Quelques mots sur l'évaluation des politiques
d'allégements
de charges sociales
Les
évaluations de l'impact des mesures de réductions de charges
sociales sont confrontées à des difficultés de
méthode, qui peuvent être présentées comme suit.
Il faut d'abord
isoler
l'effet
des allégements de
charges
de l'effet sur l'emploi
des autres facteurs susceptibles
d'intervenir
(les « facteurs contextuels »).
Il faut également tenir compte des
effets induits
.
Le
premier problème
est particulièrement ardu à
résoudre dans la mesure où les politiques d'allégements de
charges, qu'elles soient ciblées ou générales,
s'appliquent souvent de façon indiscriminée.

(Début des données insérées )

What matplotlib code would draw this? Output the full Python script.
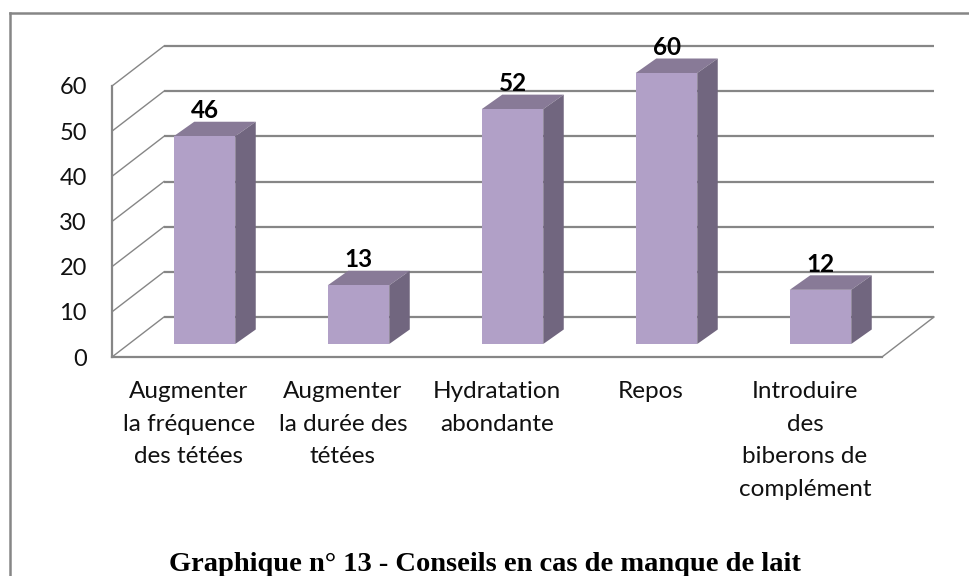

Il n'existe donc pas le plus souvent de
« groupe-témoin » dont les comportements puissent
être comparés avec le « groupe-sujet »,
c'est-à-dire le groupe des bénéficiaires de la mesure. Au
demeurant, lorsque ce groupe existe, les différentes
« variables de contrôle » qui permettent de
distinguer les deux catégories utiles aux comparaisons doivent
être soigneusement sélectionnées.
Le recours à des méthodes alternatives, telles les enquêtes
d'opinion, est une voie envisageable mais dont les résultats appellent
une certaine prudence.
La question des
effets induits
est elle aussi épineuse. On peut
la décliner en trois sous-questions. Comment les allégements
sont-ils financés et avec quels effets ? Existe-t-il des effets de
destructions d'emplois à côté des effets de
créations d'emplois, du fait, par exemple, d'un changement des
conditions de concurrence ? Au-delà des résultats
immédiats en termes de créations d'emplois, l'impact des emplois
créés est-il entièrement favorable ou doit-on prendre en
compte des données complémentaires qui tendent à
atténuer l'utilité des emplois créés ? Par
exemple : des « trappes à bas salaires »
apparaissent-elles ? L'emploi évolue-t-il vers des emplois peu
qualifiés ?
La multiplicité et l'importance de ces difficultés ne doivent pas
être considérées comme des arguments contre
l'évaluation - sans évaluation, comment
décider ? - mais bien plutôt comme des défis
à relever.
La capacité des évaluations réalisées à
affronter ces difficultés est en tout cas un critère certain de
leur qualité.
Les
évaluations empiriques
de l'efficacité en termes
d'emploi des allègements de charges sociales sont assez peu concluantes,
du fait des difficultés de méthode (v. ci-dessus) que rencontrent
ces travaux, et les
évaluations
a priori
, sur la base de
modèles microéconomiques ou macroéconomiques concluent
à des fourchettes d'estimations importantes (de 100.000 à 500.000
par exemple pour la France).
Dans ces conditions, la mise en évidence par l'étude
susmentionnée d'un très fort effet des mesures
d'allégements de charges sociales mises en oeuvre entre 1994 et 1997 a
provoqué une réelle controverse.
En un mot, alors que, selon une évaluation concomitante
11
(
*
)
, l'élasticité de
l'emploi non-qualifié à son coût avait été
estimée à 0,6, - une baisse du coût du travail non
qualifié de 1 point entraîne une augmentation de l'emploi
non-qualifié de 0,6 point -, les résultats de l'étude
en cause s'éloignaient beaucoup de cette évaluation avec une
élasticité supérieure à 2.
Sans entrer dans le détail technique de cette controverse, on peut
rappeler les éléments essentiels du débat. Ils contiennent
en effet les données fondamentales d'une politique dont le succès
apparaît conditionné à un contexte favorable.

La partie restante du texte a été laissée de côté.